WASHINGTON, D.C. (NEXSTAR) — If lawmakers can work it out, there could soon be a new measure to help more Americans save for retirement.
It’s called The Secure Act, and even though Democrats and Republicans agree it’s a good idea, there’s no guarantee it will pass.
“Most of what it does is make it easier for middle-class families to save for their retirement,” said Sen. Patrick Toomey (R-Pa.).
The Secure Act would allow part-time workers access to 401(k)s and let people tap into retirement accounts early, with no penalties, under special circumstances like having a baby.
“When you start digging into the details, it is truly bipartisan,” said Adam Michael of The Heritage Institute. “There are things that both Republicans and Democrats do and don’t like in it.”

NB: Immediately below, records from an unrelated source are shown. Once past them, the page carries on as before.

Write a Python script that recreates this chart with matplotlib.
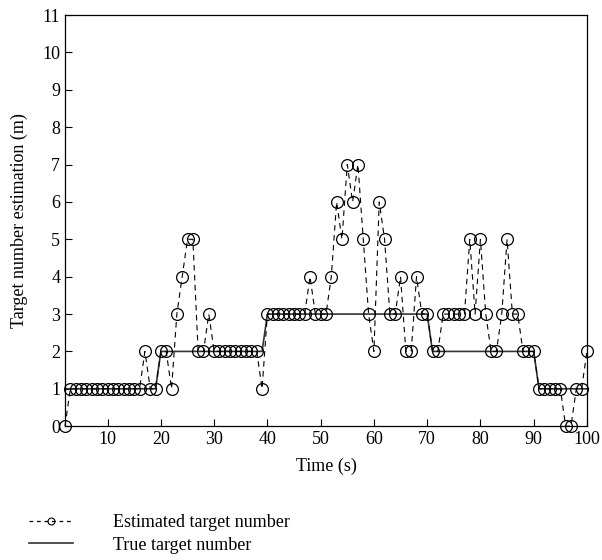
import matplotlib
matplotlib.use("Agg")
import matplotlib.pyplot as plt
from matplotlib.lines import Line2D

plt.rcParams['font.family'] = ['Liberation Serif', 'DejaVu Serif']

time_s = list(range(2, 101))
estimated = [0] + [1]*14 + [2, 1, 1, 2, 2, 1, 3, 4, 5, 5, 2, 2, 3] + [2]*9 + [1] \
    + [3]*8 + [4, 3, 3, 3, 4, 6, 5, 7, 6, 7, 5, 3, 2, 6, 5, 3, 3, 4, 2, 2, 4, 3, 3, 2, 2] \
    + [3]*5 + [5, 3, 5, 3, 2, 2, 3, 5, 3, 3, 2, 2, 2] + [1]*5 + [0, 0, 1, 1, 2]
true_num = [1]*18 + [2]*20 + [3]*31 + [2]*20 + [1]*10

fig = plt.figure(figsize=(6.02, 5.6), dpi=100)
ax = fig.add_axes([0.108, 0.239, 0.867, 0.734])

ax.plot(time_s, true_num, color='#333333', lw=1.2, label='True target number', zorder=2)
ax.plot(time_s, estimated, color='black', lw=0.8, ls=(0, (5, 4)), marker='o',
        markersize=8.5, markerfacecolor='none', markeredgecolor='black',
        markeredgewidth=0.9, label='Estimated target number', zorder=3, clip_on=False)

ax.set_xlim(2, 100)
ax.set_ylim(0, 11)
ax.set_xticks(range(10, 101, 10))
ax.set_yticks(range(0, 12))
ax.tick_params(direction='in', length=5, labelsize=13, width=0.8)
for s in ax.spines.values():
    s.set_linewidth(0.9)
ax.set_xlabel('Time (s)', fontsize=13, labelpad=7)
ax.set_ylabel('Target number estimation (m)', fontsize=13, labelpad=10)

h_est = Line2D([], [], color='black', lw=0.9, ls=(0, (3, 3)), marker='o', markersize=5,
               markerfacecolor='none', markeredgecolor='black', markeredgewidth=0.8)
h_true = Line2D([], [], color='#333333', lw=1.2)
fig.legend([h_est, h_true], ['Estimated target number', 'True target number'],
           loc='upper left', bbox_to_anchor=(0.022, 0.111), frameon=False,
           fontsize=13, handlelength=2.4, handletextpad=2.2, labelspacing=0.3)

fig.savefig('out.png', dpi=100)
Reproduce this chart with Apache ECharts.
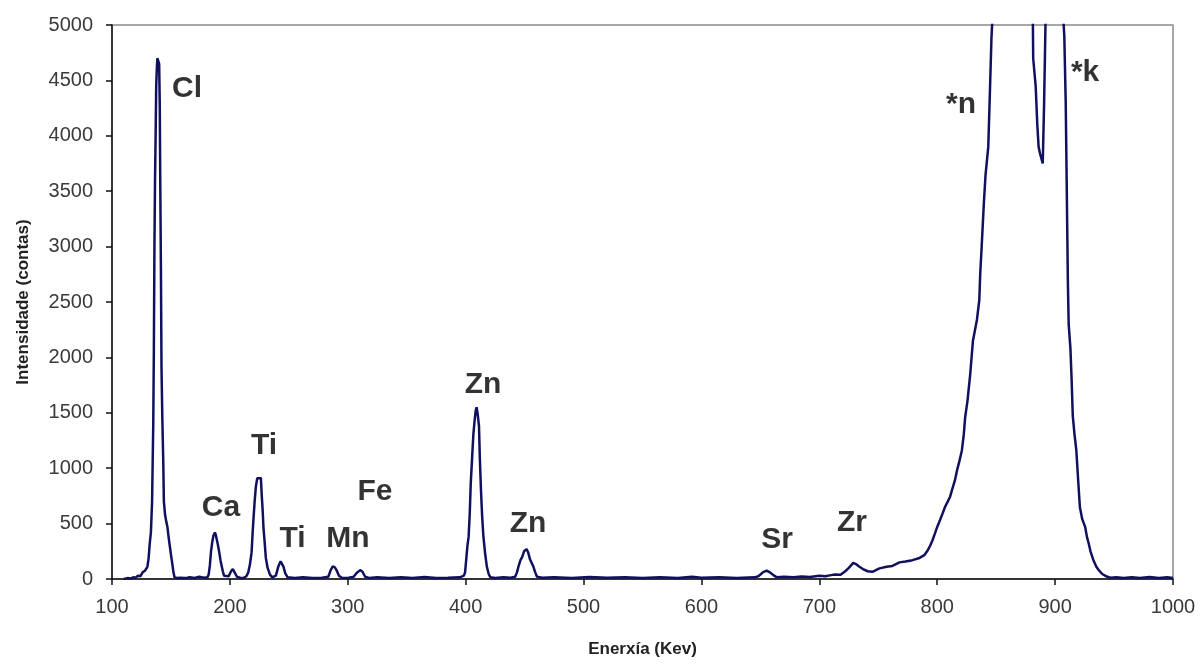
<!DOCTYPE html>
<html>
<head>
<meta charset="utf-8">
<script src="https://cdn.jsdelivr.net/npm/echarts@6/dist/echarts.min.js"></script>
<style>
  html, body { margin: 0; padding: 0; background: #ffffff; }
  #chart { width: 1200px; height: 664px; }
</style>
</head>
<body>
<div id="chart"></div>
<script>
// XRF spectrum: energy channel (Kev) and detected intensity (counts)
const energy = [
  110, 113, 116, 118, 120, 122, 124, 126, 128, 129, 130, 131, 132, 133, 134, 135, 135.5, 136, 136.5, 137,
  137.5, 138, 138.5, 139.3, 140, 140.5, 141, 141.5, 142, 142.7, 143.5, 144, 145, 146, 147, 148, 149, 150,
  151, 152, 153, 155, 158, 162, 166, 170, 174, 178, 181, 182, 183, 184, 185, 186, 187.3, 188, 189, 190,
  191, 192, 193, 194, 195, 196.5, 199, 201, 202.5, 204, 206, 209, 212, 214, 215.6, 217, 218.4, 219.3,
  220, 221, 222, 223.2, 226.3, 227, 227.8, 228.5, 229.5, 230.5, 232, 234, 236, 239, 241, 243, 244,
  245.5, 247, 249, 255, 262, 270, 278, 283.5, 285.5, 287.3, 289, 290.7, 292.5, 295, 300, 305, 307.5,
  310.5, 312.5, 314.7, 318, 325, 335, 345, 355, 365, 375, 385, 395, 398.5, 399.5, 400.5, 401.5, 402.5,
  403.5, 404.3, 405.5, 406.5, 407.5, 408.5, 409.3, 410.3, 411.3, 412, 413, 414, 415, 416.5, 418, 419.5,
  421, 425, 432, 438, 442, 443.5, 445, 446.5, 448, 449.5, 451.7, 453, 454.5, 456, 457.5, 459, 460.5,
  465, 475, 490, 505, 520, 535, 550, 565, 580, 592, 600, 615, 630, 645, 648.3, 650, 652, 655.3, 658,
  661, 664, 670, 678, 685, 692, 700, 705, 710, 713, 718, 722, 725, 728.8, 731, 734, 737, 741, 745, 751,
  757, 762, 768, 773, 779, 785, 789, 792, 794, 796, 798, 800, 802.3, 804.5, 806.6, 809, 811, 813, 815,
  817, 818.5, 820.9, 822.5, 823.7, 825.7, 828, 830.3, 833.7, 835.7, 836.5, 837.7, 839.6, 841, 843.3,
  844.7, 846, 848, 852, 860, 870, 878, 881, 881.4, 883.5, 884.9, 886, 887.2, 889.5, 890.6, 891.5, 892.5,
  897, 903, 906.5, 907, 907.8, 909, 909.8, 910.3, 910.8, 911.5, 913, 914, 915, 916.5, 918, 919.5, 921,
  923, 925.5, 927, 928.5, 930, 932.5, 935, 937, 940, 943.8, 947, 952, 958, 965, 972, 980, 988, 995, 1000
];
const counts = [
  0, 8, 5, 15, 12, 30, 25, 60, 75, 70, 110, 180, 320, 420, 700, 1400, 2050, 3000, 3600, 4000,
  4450, 4600, 4700, 4710, 4650, 4300, 3500, 2800, 1900, 1450, 1050, 700, 580, 520, 470, 380, 300, 220,
  150, 70, 15, 10, 12, 8, 15, 10, 20, 12, 15, 40, 120, 250, 330, 390, 420, 400, 350, 300,
  240, 170, 120, 70, 30, 15, 25, 70, 90, 60, 20, 10, 12, 25, 60, 130, 240, 420,
  540, 700, 830, 910, 910, 760, 620, 460, 330, 190, 100, 40, 15, 30, 110, 160, 150,
  110, 50, 15, 10, 15, 8, 12, 20, 80, 115, 105, 75, 30, 12, 10, 20, 55,
  80, 65, 20, 10, 15, 10, 15, 8, 18, 10, 12, 15, 30, 60, 180, 300, 380,
  600, 860, 1100, 1300, 1420, 1520, 1550, 1480, 1380, 1100, 800, 560, 390, 230, 110, 45,
  15, 10, 15, 12, 20, 60, 120, 170, 200, 250, 270, 240, 180, 145, 110, 60, 20,
  12, 15, 10, 18, 12, 15, 10, 15, 10, 20, 12, 15, 10, 15, 25, 40, 60, 75, 60,
  35, 15, 20, 15, 22, 18, 30, 25, 35, 40, 38, 70, 100, 145, 135, 110, 90, 70, 65, 96,
  110, 118, 150, 158, 170, 190, 215, 260, 300, 350, 410, 470, 530, 590, 650, 700, 745, 820, 890,
  990, 1050, 1160, 1300, 1460, 1610, 1850, 2150, 2340, 2520, 2760, 3000, 3400, 3650, 3900,
  4400, 4880, 5300, 5800, 6200, 6300, 6000, 5200, 4700, 4450, 4100, 3900, 3840, 3750, 4260, 4800, 5400,
  6300, 6000, 5300, 5050, 4900, 4300, 3600, 3150, 2700, 2300, 2080, 1800, 1470, 1300, 1160, 900, 650,
  540, 470, 380, 320, 250, 170, 110, 80, 45, 22, 12, 15, 8, 15, 10, 18, 10, 15, 10
];

// Element annotations: label text and the (energy, counts) point it sits on
const peakNames  = ['Cl', 'Ca', 'Ti', 'Ti', 'Mn', 'Fe', 'Zn', 'Zn', 'Sr', 'Zr', '*n', '*k'];
const peakEnergy = [163.6, 192.5, 228.9, 253.1, 300.2, 323.1, 414.7, 452.9, 664.1, 727.7, 820.2, 925.4];
const peakCounts = [4422, 641, 1200, 361, 361, 785, 1751, 496, 352, 505, 4278, 4567];

// Axis ticks
const xTicks = { min: 100, max: 1000, step: 100 };
const yTicks = { min: 0, max: 5000, step: 500 };

const spectrum = energy.map((e, i) => [e, counts[i]]);
const labels = peakNames.map((n, i) => [peakEnergy[i], peakCounts[i], n]);

const FONT = '"Liberation Sans", Arial, sans-serif';
const plain = v => String(v);

const chart = echarts.init(document.getElementById('chart'), null, { renderer: 'canvas' });
chart.setOption({
  animation: false,
  backgroundColor: '#ffffff',
  grid: {
    left: 112, right: 27, top: 25, bottom: 85,
    show: true, borderColor: '#8a8a8a', borderWidth: 1.5, backgroundColor: '#ffffff'
  },
  xAxis: {
    type: 'value',
    min: xTicks.min, max: xTicks.max, interval: xTicks.step,
    name: 'Enerxía (Kev)',
    nameLocation: 'middle',
    nameGap: 62,
    nameTextStyle: { fontFamily: FONT, fontSize: 17, fontWeight: 'bold', color: '#222' },
    axisLine: { show: true, lineStyle: { color: '#111', width: 1.5 } },
    axisTick: { show: true, length: 6, lineStyle: { color: '#111', width: 1.5 } },
    axisLabel: { fontFamily: FONT, fontSize: 20, color: '#3a3a3a', margin: 18, formatter: plain },
    splitLine: { show: false }
  },
  yAxis: {
    type: 'value',
    min: yTicks.min, max: yTicks.max, interval: yTicks.step,
    name: 'Intensidade (contas)',
    nameLocation: 'middle',
    nameGap: 80,
    nameTextStyle: { fontFamily: FONT, fontSize: 17, fontWeight: 'bold', color: '#222' },
    axisLine: { show: true, lineStyle: { color: '#111', width: 1.5 } },
    axisTick: { show: true, length: 6, lineStyle: { color: '#111', width: 1.5 } },
    axisLabel: { fontFamily: FONT, fontSize: 20, color: '#3a3a3a', margin: 19, formatter: plain },
    splitLine: { show: false }
  },
  series: [
    {
      type: 'line',
      data: spectrum,
      showSymbol: false,
      clip: true,
      lineStyle: { color: '#10105e', width: 2.5 },
      z: 3
    },
    {
      type: 'scatter',
      data: labels,
      symbolSize: 0,
      itemStyle: { color: 'transparent' },
      label: {
        show: true,
        position: 'inside',
        formatter: p => p.value[2],
        fontFamily: FONT,
        fontSize: 30,
        fontWeight: 'bold',
        color: '#000',
        textBorderWidth: 0
      },
      silent: true,
      z: 4
    }
  ]
});
</script>
</body>
</html>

Michael said the House version passed in May with largely bipartisan support.
But now, the bill is stuck in the Senate.
“Some Senators are focused on tacking on amendments that don’t help families and don’t make this a better bill,” said Sen. Patty Murray (D-Wa.).
She said the bill is stalled over Republican amendments.
They include fixing a mistake in the President’s recent tax overhaul and allowing broader use of 529 College Savings Plans.
“What we’re hearing from our Democratic colleagues is that the Senate is supposed to be the rubber stamp for what the House has done,” Toomey said.
Republicans say the Democrats are holding up a vote on the bill.
“All we’re asking for is them to allow a process where we can have a vote on their amendments, and a vote on our provisions,” Sen. Rob Portman (R-Oh.) said.
“Democrats don’t think families relying on this relief should have to wait while Republicans try to chip away at it,” Murray said.
The bill now sits in legislative limbo, unclear when another vote could happen.